MATERIAL PROVIDED:

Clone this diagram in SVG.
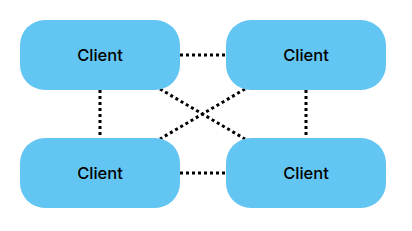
<svg xmlns="http://www.w3.org/2000/svg" width="412" height="231" viewBox="0 0 412 231">
<style>
.box{fill:#63c5f2}
.lbl{font-family:Inter,"Liberation Sans",Arial,sans-serif;font-size:16.5px;font-weight:500;fill:#000;text-anchor:middle}
.c{stroke:#000;stroke-width:3;stroke-dasharray:3 3;fill:none}
</style>
<rect width="412" height="231" fill="#fff"/>
<g id="connectors">
<line class="c" x1="180" y1="55" x2="226" y2="55"/>
<line class="c" x1="180" y1="173" x2="226" y2="173"/>
<line class="c" x1="100" y1="90" x2="100" y2="138"/>
<line class="c" x1="306" y1="90" x2="306" y2="138"/>
<line class="c" x1="160" y1="89" x2="245" y2="139"/>
<line class="c" x1="245" y1="89" x2="160" y2="139"/>
</g>
<g id="n1"><rect class="box" x="20" y="20" width="160" height="70" rx="25"/><text class="lbl" x="100" y="61">Client</text></g>
<g id="n2"><rect class="box" x="226" y="20" width="160" height="70" rx="25"/><text class="lbl" x="306" y="61">Client</text></g>
<g id="n3"><rect class="box" x="20" y="138" width="160" height="70" rx="25"/><text class="lbl" x="100" y="179">Client</text></g>
<g id="n4"><rect class="box" x="226" y="138" width="160" height="70" rx="25"/><text class="lbl" x="306" y="179">Client</text></g>
</svg>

EXERCISE DETAILS:
Omit every picture while copying the listing above exactly.

COMPLETED TASK:
Clone this diagram in SVG.
<svg xmlns="http://www.w3.org/2000/svg" width="412" height="231" viewBox="0 0 412 231">
<style>
.box{fill:#63c5f2}
.lbl{font-family:Inter,"Liberation Sans",Arial,sans-serif;font-size:16.5px;font-weight:500;fill:#000;text-anchor:middle}
.c{stroke:#000;stroke-width:3;stroke-dasharray:3 3;fill:none}
</style>
<rect width="412" height="231" fill="#fff"/>
<g id="connectors">
<line class="c" x1="180" y1="55" x2="226" y2="55"/>
<line class="c" x1="180" y1="173" x2="226" y2="173"/>
<line class="c" x1="100" y1="90" x2="100" y2="138"/>
<line class="c" x1="306" y1="90" x2="306" y2="138"/>
<line class="c" x1="160" y1="89" x2="245" y2="139"/>
<line class="c" x1="245" y1="89" x2="160" y2="139"/>
</g>
<g id="n1"><rect class="box" x="20" y="20" width="160" height="70" rx="25"/><text class="lbl" x="100" y="61">Client</text></g>
<g id="n2"><rect class="box" x="226" y="20" width="160" height="70" rx="25"/><text class="lbl" x="306" y="61">Client</text></g>
<g id="n3"><rect class="box" x="20" y="138" width="160" height="70" rx="25"/><text class="lbl" x="100" y="179">Client</text></g>
<g id="n4"><rect class="box" x="226" y="138" width="160" height="70" rx="25"/><text class="lbl" x="306" y="179">Client</text></g>
</svg>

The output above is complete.